Godart schreef er in november al over en afgelopen week mocht uw correspondent op uitnodiging van Toerisme Oostende twee dagen terug.
De Zee, de laatste tentoonstelling van Jan Hoet (hij overleed in de voorbereidende fase), heeft als uitvalsbasis museum Mu.ZEE en waaiert van daar uit over de stad met werk in de buitenruimte en tentoonstellingen op lokatie. Bij uw tickets ontvangt u een handige wandelroute in boekvorm, u kijkt uw ogen uit, niet alleen naar De Zee maar zeker ook naar de stad.
T/m 19 april a.s.
De Grote Post, voormalig postkantoor, van buiten minstens zo mooi als van binnen.
De reusachtige print van John Baldessari veilig opgerold bovenin het stalen frame. Heb zo’n vermoeden dat dat met de storm van vorige week te maken had, zal inmiddels wel weer veilig naar beneden hangen.
Via de Amandine richting promenade en zee.
Incluis ruiter te paard.
En mooi kleurenpinguïn.
Goed geplaatst, Kris Martins Altar, de replica in staal van het lijstwerk van Het Lam van God (een van de liefelingswerken van Jan Hoet).
Joseph Kosuth in neon.
Gevonden zeegezichten uit de rommelmarkt, Hans-Peter Feldmann.
Een mechanische sculptuur van Vaast Colson.
Klassiekertje van Jan Dibbets.
Met daar tegenover een mooie nachtwandeling van Bas Jan Ader.
Kris Martin van binnen bezien.
Hoe goed, de lokale paardenrenbaan.
Jaloersmakend mooi, èn nog in gebruik. Tropicana kan wel inpakken.
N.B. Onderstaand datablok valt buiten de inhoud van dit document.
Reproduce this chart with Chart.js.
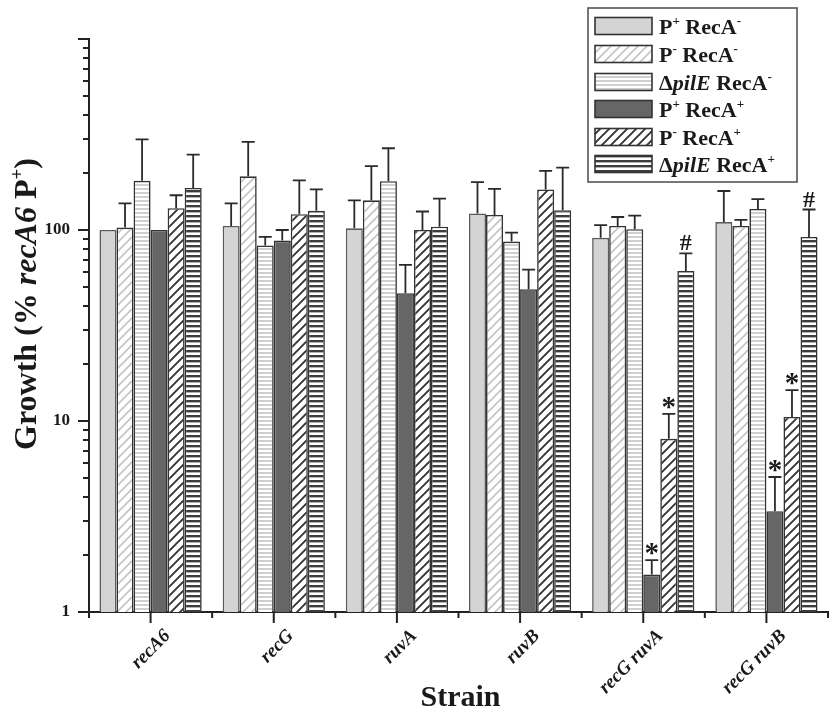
<!DOCTYPE html>
<html><head><meta charset="utf-8">
<script src="https://cdn.jsdelivr.net/npm/chart.js@4.4.1/dist/chart.umd.min.js"></script>
<style>html,body{margin:0;padding:0;background:#fff;}canvas{display:block;}</style>
</head><body>
<canvas id="c" width="829" height="710"></canvas>
<script>
// ---------- DATA ----------
const categories = ['recA6', 'recG', 'ruvA', 'ruvB', 'recG ruvA', 'recG ruvB'];
const seriesNames = ['P+ RecA-', 'P- RecA-', 'ΔpilE RecA-', 'P+ RecA+', 'P- RecA+', 'ΔpilE RecA+'];

const pPlusRecAMinus   = [100, 105, 102, 122, 91, 110];
const pMinusRecAMinus  = [103, 191, 143, 120, 105, 105];
const dPilERecAMinus   = [181, 83, 180, 87, 101, 129];
const pPlusRecAPlus    = [100, 88, 46.7, 49, 1.57, 3.37];
const pMinusRecAPlus   = [130, 121, 100, 163, 8.07, 10.5];
const dPilERecAPlus    = [166, 126, 104, 127, 61, 92];

// upper ends of error bars (null = none)
const errPPlusRecAMinus  = [null, 138, 143, 178, 106, 160];
const errPMinusRecAMinus = [138, 289, 216, 164, 117, 113];
const errDPilERecAMinus  = [298, 92, 268, 97, 119, 145];
const errPPlusRecAPlus   = [null, 100, 65.6, 62, 1.87, 5.09];
const errPMinusRecAPlus  = [152, 182, 125, 204, 10.9, 14.5];
const errDPilERecAPlus   = [248, 163, 146, 212, 75.5, 128];

// significance markers
const markPPlusRecAPlus  = [null, null, null, null, '*', '*'];
const markPMinusRecAPlus = [null, null, null, null, '*', '*'];
const markDPilERecAPlus  = [null, null, null, null, '#', '#'];

const yTickValues = [1, 10, 100, 1000];
const yTickLabels = ['1', '10', '100', ''];
const yTitle = 'Growth (% recA6 P+)';
const xTitle = 'Strain';

// ---------- STYLE ----------
const SERIF = '"Liberation Serif", "Times New Roman", serif';
const INK = '#1a1a1a';

function makePattern(kind) {
  const c = document.createElement('canvas');
  const g = c.getContext('2d');
  if (kind === 'diagLight' || kind === 'diagDark') {
    const s = 9;
    c.width = s; c.height = s;
    g.fillStyle = '#fff'; g.fillRect(0, 0, s, s);
    g.strokeStyle = kind === 'diagLight' ? '#c4c4c4' : '#333';
    g.lineWidth = kind === 'diagLight' ? 1.6 : 1.9;
    g.beginPath();
    g.moveTo(-1, s + 1); g.lineTo(s + 1, -1);
    g.moveTo(-3, 3); g.lineTo(3, -3);
    g.moveTo(s - 3, s + 3); g.lineTo(s + 3, s - 3);
    g.stroke();
  } else {
    const h = kind === 'horLight' ? 4 : 5;
    c.width = 4; c.height = h;
    g.fillStyle = '#fff'; g.fillRect(0, 0, 4, h);
    g.fillStyle = kind === 'horLight' ? '#cfcfcf' : '#3c3c3c';
    g.fillRect(0, 0, 4, kind === 'horLight' ? 2 : 2.4);
  }
  return g.createPattern(c, 'repeat');
}
const fills = [
  '#d4d4d4',
  makePattern('diagLight'),
  makePattern('horLight'),
  '#666666',
  makePattern('diagDark'),
  makePattern('horDark')
];
const borders = ['#5a5a5a', '#333', '#333', '#333', '#333', '#333'];

const seriesValues = [pPlusRecAMinus, pMinusRecAMinus, dPilERecAMinus, pPlusRecAPlus, pMinusRecAPlus, dPilERecAPlus];
const seriesErr = [errPPlusRecAMinus, errPMinusRecAMinus, errDPilERecAMinus, errPPlusRecAPlus, errPMinusRecAPlus, errDPilERecAPlus];
const seriesMarks = [null, null, null, markPPlusRecAPlus, markPMinusRecAPlus, markDPilERecAPlus];

// ---------- helpers for rich text ----------
function runsForName(name) {
  const [pre, post] = name.split(' ');
  const runs = [];
  if (pre.startsWith('Δ')) {
    runs.push({ t: 'Δ' }); runs.push({ t: pre.slice(1), it: true });
  } else {
    runs.push({ t: pre[0] }); runs.push({ t: pre.slice(1), sup: true });
  }
  runs.push({ t: ' ' + post.slice(0, -1) });
  runs.push({ t: post.slice(-1), sup: true });
  return runs;
}
function runFont(r, size) {
  const s = r.sup ? Math.round(size * 0.6) : size;
  return (r.it ? 'italic ' : '') + 'bold ' + s + 'px ' + SERIF;
}
function measureRuns(ctx, runs, size) {
  let w = 0;
  runs.forEach(r => { ctx.font = runFont(r, size); w += ctx.measureText(r.t).width; });
  return w;
}
function drawRuns(ctx, runs, x, y, size) {
  runs.forEach(r => {
    ctx.font = runFont(r, size);
    ctx.fillText(r.t, x, r.sup ? y - size * 0.4 : y);
    x += ctx.measureText(r.t).width;
  });
}

// ---------- plugin: ticks, error bars, markers, legend, titles ----------
const decorPlugin = {
  id: 'decor',
  afterDatasetsDraw(chart) {
    const ctx = chart.ctx;
    const ys = chart.scales.y;
    ctx.save();
    ctx.strokeStyle = '#2a2a2a';
    ctx.lineWidth = 1.8;
    seriesErr.forEach((errs, i) => {
      const meta = chart.getDatasetMeta(i);
      errs.forEach((e, j) => {
        const bar = meta.data[j];
        let topY = bar.y;
        if (e != null) {
          topY = ys.getPixelForValue(e);
          ctx.beginPath();
          ctx.moveTo(bar.x, bar.y);
          ctx.lineTo(bar.x, topY);
          ctx.moveTo(bar.x - 6.5, topY);
          ctx.lineTo(bar.x + 6.5, topY);
          ctx.stroke();
        }
        const marks = seriesMarks[i];
        if (marks && marks[j]) {
          ctx.fillStyle = INK;
          ctx.textAlign = 'center';
          ctx.textBaseline = 'alphabetic';
          if (marks[j] === '*') {
            ctx.font = 'bold 29px ' + SERIF;
            ctx.fillText('*', bar.x, topY + 2);
          } else {
            ctx.font = 'bold 24px ' + SERIF;
            ctx.fillText(marks[j], bar.x, topY - 3);
          }
        }
      });
    });
    ctx.restore();
  },
  afterDraw(chart) {
    const ctx = chart.ctx;
    const ys = chart.scales.y, xs = chart.scales.x;
    const area = chart.chartArea;
    ctx.save();
    ctx.strokeStyle = '#222';
    ctx.lineWidth = 2;
    // y ticks (major + log minor)
    ctx.beginPath();
    [1, 10, 100].forEach(d => {
      for (let k = 1; k <= 9; k++) {
        const py = Math.round(ys.getPixelForValue(k * d));
        const len = k === 1 ? 11 : 6;
        ctx.moveTo(area.left, py); ctx.lineTo(area.left - len, py);
      }
    });
    const pTop = ys.getPixelForValue(1000);
    ctx.moveTo(area.left, pTop); ctx.lineTo(area.left - 11, pTop);
    // x ticks
    for (let i = 0; i < categories.length; i++) {
      const px = xs.getPixelForValue(i);
      ctx.moveTo(px, area.bottom); ctx.lineTo(px, area.bottom + 11);
    }
    for (let i = 0; i <= categories.length; i++) {
      const px = xs.getPixelForValue(i - 0.5);
      ctx.moveTo(px, area.bottom); ctx.lineTo(px, area.bottom + 6);
    }
    ctx.stroke();

    // axis titles
    ctx.fillStyle = INK;
    ctx.textBaseline = 'alphabetic';
    ctx.textAlign = 'left';
    ctx.font = 'bold 30px ' + SERIF;
    const xw = ctx.measureText(xTitle).width;
    ctx.fillText(xTitle, (area.left + area.right) / 2 - xw / 2 + 2, 706);

    const yRuns = [
      { t: 'Growth (% ' },
      { t: 'recA6', it: true },
      { t: ' P' },
      { t: '+', sup: true },
      { t: ')' }
    ];
    const ySize = 32;
    const yw = measureRuns(ctx, yRuns, ySize);
    ctx.translate(36, 304);
    ctx.rotate(-Math.PI / 2);
    drawRuns(ctx, yRuns, -yw / 2, 0, ySize);
    ctx.setTransform(1, 0, 0, 1, 0, 0);

    // legend
    const lx = 588, ly = 8, lw = 209, lh = 174;
    ctx.fillStyle = '#fff';
    ctx.fillRect(lx, ly, lw, lh);
    ctx.strokeStyle = '#555';
    ctx.lineWidth = 1.6;
    ctx.strokeRect(lx, ly, lw, lh);
    const rowY = [26, 54, 82, 109, 137, 164];
    seriesNames.forEach((name, i) => {
      const cy = rowY[i];
      ctx.fillStyle = fills[i];
      ctx.fillRect(595, cy - 8.5, 57, 17);
      ctx.strokeStyle = '#333';
      ctx.lineWidth = 1.6;
      ctx.strokeRect(595, cy - 8.5, 57, 17);
      ctx.fillStyle = INK;
      ctx.textAlign = 'left';
      ctx.textBaseline = 'alphabetic';
      drawRuns(ctx, runsForName(name), 659, cy + 8, 22);
    });
    ctx.restore();
  }
};

const datasets = seriesValues.map((vals, i) => ({
  label: seriesNames[i],
  data: vals,
  backgroundColor: fills[i],
  borderColor: borders[i],
  borderWidth: 1.6,
  borderSkipped: 'bottom',
  categoryPercentage: 0.83,
  barPercentage: 1.0
}));

new Chart(document.getElementById('c'), {
  type: 'bar',
  data: { labels: categories, datasets },
  options: {
    responsive: false,
    animation: false,
    devicePixelRatio: 1,
    layout: { padding: { top: 39, right: 1, left: 0, bottom: 0 } },
    plugins: { legend: { display: false }, tooltip: { enabled: false } },
    scales: {
      x: {
        grid: { display: false, drawTicks: false },
        border: { display: true, color: '#222', width: 2 },
        ticks: {
          color: INK,
          font: { family: SERIF, weight: 'bold', style: 'italic', size: 19 },
          minRotation: 45, maxRotation: 45,
          padding: 13, labelOffset: 17, autoSkip: false
        },
        afterFit(s) { s.height = 98; }
      },
      y: {
        type: 'logarithmic',
        min: 1, max: 1000,
        grid: { display: false, drawTicks: false },
        border: { display: true, color: '#222', width: 2 },
        afterBuildTicks(s) { s.ticks = yTickValues.map(v => ({ value: v })); },
        ticks: {
          color: INK,
          font: { family: SERIF, weight: 'bold', size: 17 },
          padding: 19,
          autoSkip: false,
          callback(v) { const k = yTickValues.indexOf(v); return k >= 0 ? yTickLabels[k] : ''; }
        },
        afterFit(s) { s.width = 89; }
      }
    }
  },
  plugins: [decorPlugin]
});
</script>
</body></html>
In het Leopoldpark het denkbeeldige schip van Frans West en Heimo Zobernig.
En de Allegorische Koppen van Leo Copers.
Maar ook een van de mooiste minigolfbanen die ik ooit zag.
In de jachthaven scheepsvlaggen van Lawrence Weiner. Mooi werk, wanneer je er eenmaal een paar ontdekt hebt zie je dat de hele haven vol hangt.
Eveneens aan de promenade, Galerie Beau Site met wonderschoon geïnstalleerde ‘experimenten in verf’ van Matthieu Ronsse.
En een reconstructie van Leo Copers‘ Zeestuk met vuur (1972-2014).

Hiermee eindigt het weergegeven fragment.